Saturday, August 27, 2011

Back to our Friday Nights

Apparently Friday Night Studio sessions have been near abandoned. We arrived to find only Rink Pal, Other Kid, and a newcomer in Hockey skates. We all chatted awhile, got on skates, and I promised Stitch, "An hour of practice, please, and we can go home to the New Kitten."

New Kitten is very new, so Stitch was loathe to leave him. I understood. "Just do some tries at those things Coach showed you Wednesday, do you remember?"
"Uh, spin, I forget that new jump."
"Salchow?"
"What?"
"Exactly."

So he gets on the ice and Other Kid is immediately on Stitch about the Salchow. "Let me see it! I want to see your Salchow! You probably can't do it right!"
Stitch tries, and of course since it's so new, he barely gets it off the ice.
"That's fine, that's a try," I said. "Four more tries."
"I CAN DO IT!" Other Kid tries one, and frankly it's not much better than Stitch's. I ignore him for the moment.

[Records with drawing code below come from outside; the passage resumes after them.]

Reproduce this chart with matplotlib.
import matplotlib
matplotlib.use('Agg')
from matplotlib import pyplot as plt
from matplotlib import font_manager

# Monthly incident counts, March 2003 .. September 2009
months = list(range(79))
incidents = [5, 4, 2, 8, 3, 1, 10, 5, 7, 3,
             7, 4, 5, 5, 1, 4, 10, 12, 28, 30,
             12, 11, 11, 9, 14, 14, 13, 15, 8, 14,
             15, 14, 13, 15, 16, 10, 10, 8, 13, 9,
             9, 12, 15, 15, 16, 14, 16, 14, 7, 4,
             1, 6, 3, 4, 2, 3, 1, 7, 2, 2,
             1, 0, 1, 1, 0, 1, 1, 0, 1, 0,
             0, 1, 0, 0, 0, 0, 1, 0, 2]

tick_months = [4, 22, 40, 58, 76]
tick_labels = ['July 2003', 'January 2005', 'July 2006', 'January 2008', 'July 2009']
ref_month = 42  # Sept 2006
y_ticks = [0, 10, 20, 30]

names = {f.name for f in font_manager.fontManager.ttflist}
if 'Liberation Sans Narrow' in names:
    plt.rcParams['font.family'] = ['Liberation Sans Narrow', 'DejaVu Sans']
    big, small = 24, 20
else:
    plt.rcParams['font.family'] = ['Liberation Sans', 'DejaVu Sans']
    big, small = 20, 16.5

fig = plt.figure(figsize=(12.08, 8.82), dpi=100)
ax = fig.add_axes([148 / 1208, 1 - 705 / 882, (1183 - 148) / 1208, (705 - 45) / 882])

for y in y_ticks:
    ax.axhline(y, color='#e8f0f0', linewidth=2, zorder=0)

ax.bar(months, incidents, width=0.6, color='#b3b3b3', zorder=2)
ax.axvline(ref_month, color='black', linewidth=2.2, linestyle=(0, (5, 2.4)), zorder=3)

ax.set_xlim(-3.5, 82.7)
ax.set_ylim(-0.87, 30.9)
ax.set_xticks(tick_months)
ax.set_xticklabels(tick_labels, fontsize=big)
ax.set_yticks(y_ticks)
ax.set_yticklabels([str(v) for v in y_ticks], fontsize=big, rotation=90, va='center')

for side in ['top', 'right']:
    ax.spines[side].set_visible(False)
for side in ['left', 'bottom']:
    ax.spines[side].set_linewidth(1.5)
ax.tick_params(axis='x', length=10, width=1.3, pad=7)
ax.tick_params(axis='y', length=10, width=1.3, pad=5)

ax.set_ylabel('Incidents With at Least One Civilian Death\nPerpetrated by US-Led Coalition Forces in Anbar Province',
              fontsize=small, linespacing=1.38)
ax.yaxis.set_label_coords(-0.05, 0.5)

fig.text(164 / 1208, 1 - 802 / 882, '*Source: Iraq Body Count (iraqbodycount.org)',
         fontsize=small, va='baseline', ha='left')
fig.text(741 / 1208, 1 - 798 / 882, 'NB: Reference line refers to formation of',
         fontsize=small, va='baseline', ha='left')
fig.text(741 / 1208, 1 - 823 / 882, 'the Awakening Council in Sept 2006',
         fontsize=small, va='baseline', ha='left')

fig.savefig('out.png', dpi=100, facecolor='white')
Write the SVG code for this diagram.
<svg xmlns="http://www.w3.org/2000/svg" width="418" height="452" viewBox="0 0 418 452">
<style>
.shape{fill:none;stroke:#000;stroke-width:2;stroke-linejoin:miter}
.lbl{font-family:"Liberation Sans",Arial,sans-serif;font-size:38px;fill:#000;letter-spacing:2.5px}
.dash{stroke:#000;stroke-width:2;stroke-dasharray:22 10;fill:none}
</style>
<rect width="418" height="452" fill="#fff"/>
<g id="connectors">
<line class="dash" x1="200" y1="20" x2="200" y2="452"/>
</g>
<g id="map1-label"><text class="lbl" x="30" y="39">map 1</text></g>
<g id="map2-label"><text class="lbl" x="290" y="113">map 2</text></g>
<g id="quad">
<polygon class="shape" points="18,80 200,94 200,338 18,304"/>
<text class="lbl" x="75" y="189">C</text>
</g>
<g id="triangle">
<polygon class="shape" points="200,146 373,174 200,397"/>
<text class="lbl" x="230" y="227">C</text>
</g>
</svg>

"Okay, now that spin thing," I'm realizing this is going way past my ability.
"What?"
"That spin where you hold your leg in front?"
"That's a scratch spin."
"Okay, scratch spin, then. Five tries."

Stitch does five tries, each better than the last. Other Kid has given up on harassing Stitch for the moment and is harassing guards.

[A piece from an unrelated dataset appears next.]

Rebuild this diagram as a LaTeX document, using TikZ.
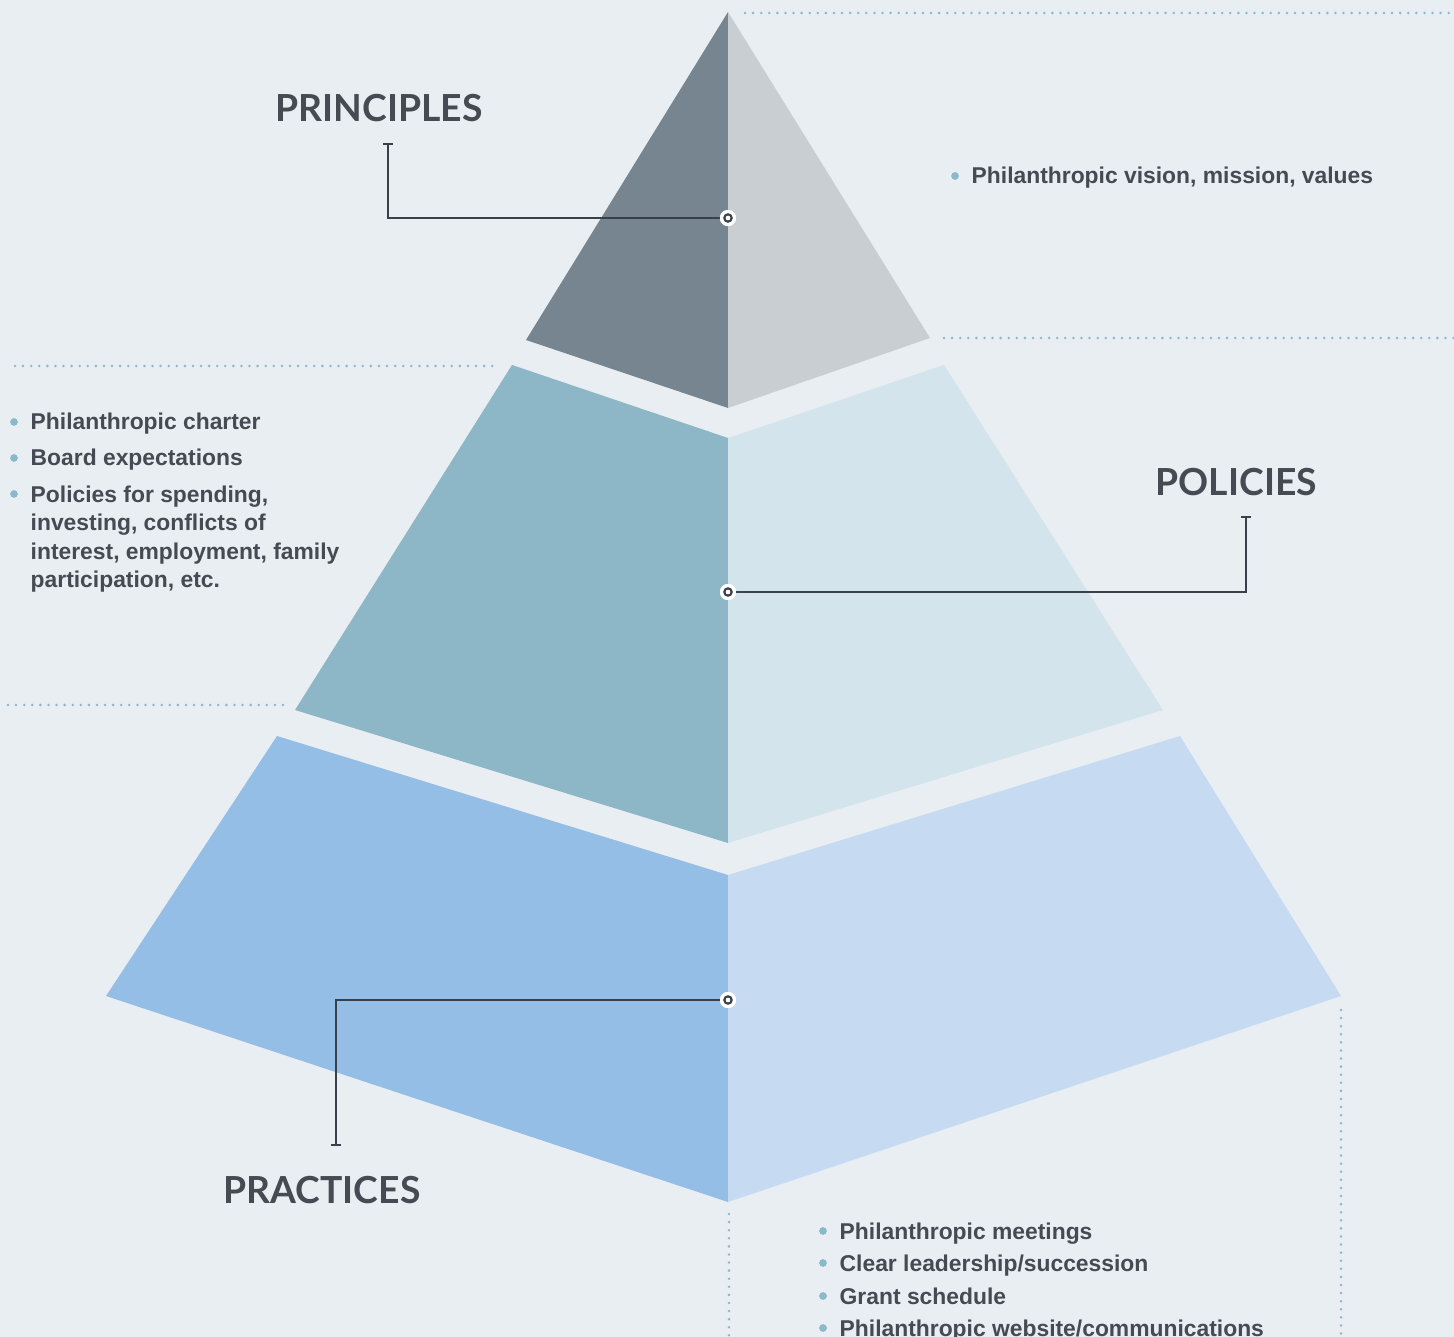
\documentclass[tikz,border=0pt]{standalone}
\usepackage{fontspec}
\setmainfont{Liberation Sans}
\newfontfamily\titlefont{Lato}
\usetikzlibrary{arrows.meta}
\usetikzlibrary{positioning}

\definecolor{bgcol}{HTML}{E9EEF2}
\definecolor{inkcol}{HTML}{454A53}
\definecolor{linecol}{HTML}{3A4049}
\definecolor{dotcol}{HTML}{8AB9CC}
\definecolor{topL}{HTML}{76858F}
\definecolor{topR}{HTML}{C9CED2}
\definecolor{midL}{HTML}{8DB6C7}
\definecolor{midR}{HTML}{D4E4EC}
\definecolor{lowL}{HTML}{94BEE6}
\definecolor{lowR}{HTML}{C6DAF1}

\begin{document}
\begin{tikzpicture}[x=0.01cm, y=-0.01cm]
    \tikzset{
        tier title/.style={anchor=base west, inner sep=0, text=inkcol,
            font=\titlefont\bfseries\fontsize{10.6}{13}\selectfont},
        item/.style={anchor=base west, inner sep=0, text=inkcol, align=left,
            font=\bfseries\fontsize{6.5}{8.1}\selectfont},
        guide/.style={dotcol, line width=0.8pt, line cap=round,
            dash pattern=on 0pt off 2.3pt},
        leader/.style={linecol, line width=0.55pt, -{Bar[width=2.6pt, line width=0.55pt]}},
        hub/.style={circle, fill=white, minimum size=4.6pt, inner sep=0},
        bullet/.style={circle, fill=dotcol, minimum size=2.2pt, inner sep=0}
    }

    \useasboundingbox (0,0) rectangle (1454,1337);
    \fill[bgcol] (0,0) rectangle (1454,1337);

    % pyramid corners
    \coordinate (A) at (728,12);
    \coordinate (B) at (526,340);
    \coordinate (C) at (728,408);
    \coordinate (D) at (930,338);

    \coordinate (E) at (512,365);
    \coordinate (F) at (728,438);
    \coordinate (G) at (944,365);
    \coordinate (H) at (1163,710);
    \coordinate (I) at (728,843);
    \coordinate (J) at (295,710);

    \coordinate (K) at (277,736);
    \coordinate (L) at (728,875);
    \coordinate (M) at (1180,736);
    \coordinate (N) at (1341,996);
    \coordinate (P) at (728,1202);
    \coordinate (Q) at (106,996);

    \fill[topL] (A) -- (B) -- (C) -- cycle;
    \fill[topR] (A) -- (D) -- (C) -- cycle;
    \fill[midL] (E) -- (F) -- (I) -- (J) -- cycle;
    \fill[midR] (F) -- (G) -- (H) -- (I) -- cycle;
    \fill[lowL] (K) -- (L) -- (P) -- (Q) -- cycle;
    \fill[lowR] (L) -- (M) -- (N) -- (P) -- cycle;

    % dotted guides
    \draw[guide] (745,13) -- (1454,13);
    \draw[guide] (944,338) -- (1454,338);
    \draw[guide] (15,366) -- (497,366);
    \draw[guide] (8,705) -- (283,705);
    \draw[guide] (729,1214) -- (729,1337);
    \draw[guide] (1341,1010) -- (1341,1337);

    % leaders
    \coordinate (tPrin) at (388,143);
    \coordinate (tPol) at (1246,516);
    \coordinate (tPrac) at (336,1146);
    \node[hub] (hPrin) at (728,218) {};
    \node[hub] (hPol) at (728,592) {};
    \node[hub] (hPrac) at (728,1000) {};
    \draw[leader] (hPrin.center) -| (tPrin);
    \draw[leader] (hPol.center) -| (tPol);
    \draw[leader] (hPrac.center) -| (tPrac);
    \foreach \h in {hPrin,hPol,hPrac}{
        \node[hub] at (\h) {};
        \draw[linecol, line width=0.6pt] (\h) circle (1.05pt);
    }

    % titles
    \node[tier title] (tiPrin) at (275,122) {PRINCIPLES};
    \node[tier title] (tiPol) at (1155,496) {POLICIES};
    \node[tier title] (tiPrac) at (223,1203) {PRACTICES};

    % principles list
    \node[bullet] (b1) at (955,176) {};
    \node[item] (i1) at (971,184) {Philanthropic vision, mission, values};

    % policies list
    \node[bullet] (b2) at (14,422) {};
    \node[item] (i2) at (30,430) {Philanthropic charter};
    \node[bullet] (b3) at (14,458) {};
    \node[item] (i3) at (30,466) {Board expectations};
    \node[bullet] (b4) at (14,494) {};
    \node[item, anchor=north west] (i4) at (30,485) {Policies for spending,\\investing, conflicts of\\interest, employment, family\\participation, etc.};

    % practices list
    \node[bullet] (b5) at (823,1231) {};
    \node[item] (i5) at (839,1239) {Philanthropic meetings};
    \node[bullet] (b6) at (823,1263) {};
    \node[item] (i6) at (839,1271) {Clear leadership/succession};
    \node[bullet] (b7) at (823,1296) {};
    \node[item] (i7) at (839,1304) {Grant schedule};
    \node[bullet] (b8) at (823,1328) {};
    \node[item] (i8) at (839,1336) {Philanthropic website/communications};

\end{tikzpicture}
\end{document}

I pace Stitch through Waltz Jump, Spiral, Stupid Duck and Flip, then tell him he's done so he can play. He runs off with Other Kid, "arresting" the Rink Guards for various offenses. But whenever a fun song came on the radio, Stitch would bolt to center and give us a show.

I was relieved. He needed time to play, and June had offered none of that, hence the burnout. The skating is getting hard, he tells me that frequently, but I keep my mantra of "Stay with it, practice, and you'll get it. I promise." The impromptu ice show was a good sign right now, I hadn't lost him to incessant lessons.

Rink Pal skated over. "What level is he in now?"
"Coach says Freestyle 3."
"If he tests out of it, did you know he can do a show solo? Maybe for Spring."
"I'll talk to Stitch." Although I saw no reason that The Hamboat himself wouldn't want to do a solo.

At one point I came off the ice to grab a Diet Coke. (I'd been off them all summer, I blame the rink for being my Dealer.) Other Kid was trying to stick a cone to the plexiglass. "What are you doing?"
"STICKING THIS HERE!"
"Why?"
"BECAUSE IT STICKS!"
I just walked away, Other Kid's mom never stepped in to watch.

I came back and did crossovers, only one side of me not remembering how this goes. But I nailed that "gonna fall" voice quiet and threw one foot over the other. One side of me can hold the position, but not the weight shift, and my bad side just wants to get it over with. I'm getting there. I went backwards a lap without looking at my feet, and managed to go backwards on one foot for a few inches.
"Hey, Stitch, watch this!" I tried to get him enthused about my crossovers.
"What," he skated over, "prisoner" in tow.
I tried a crossover and botched it.
"Woooow," Stitch say, heavy on the sarcasm.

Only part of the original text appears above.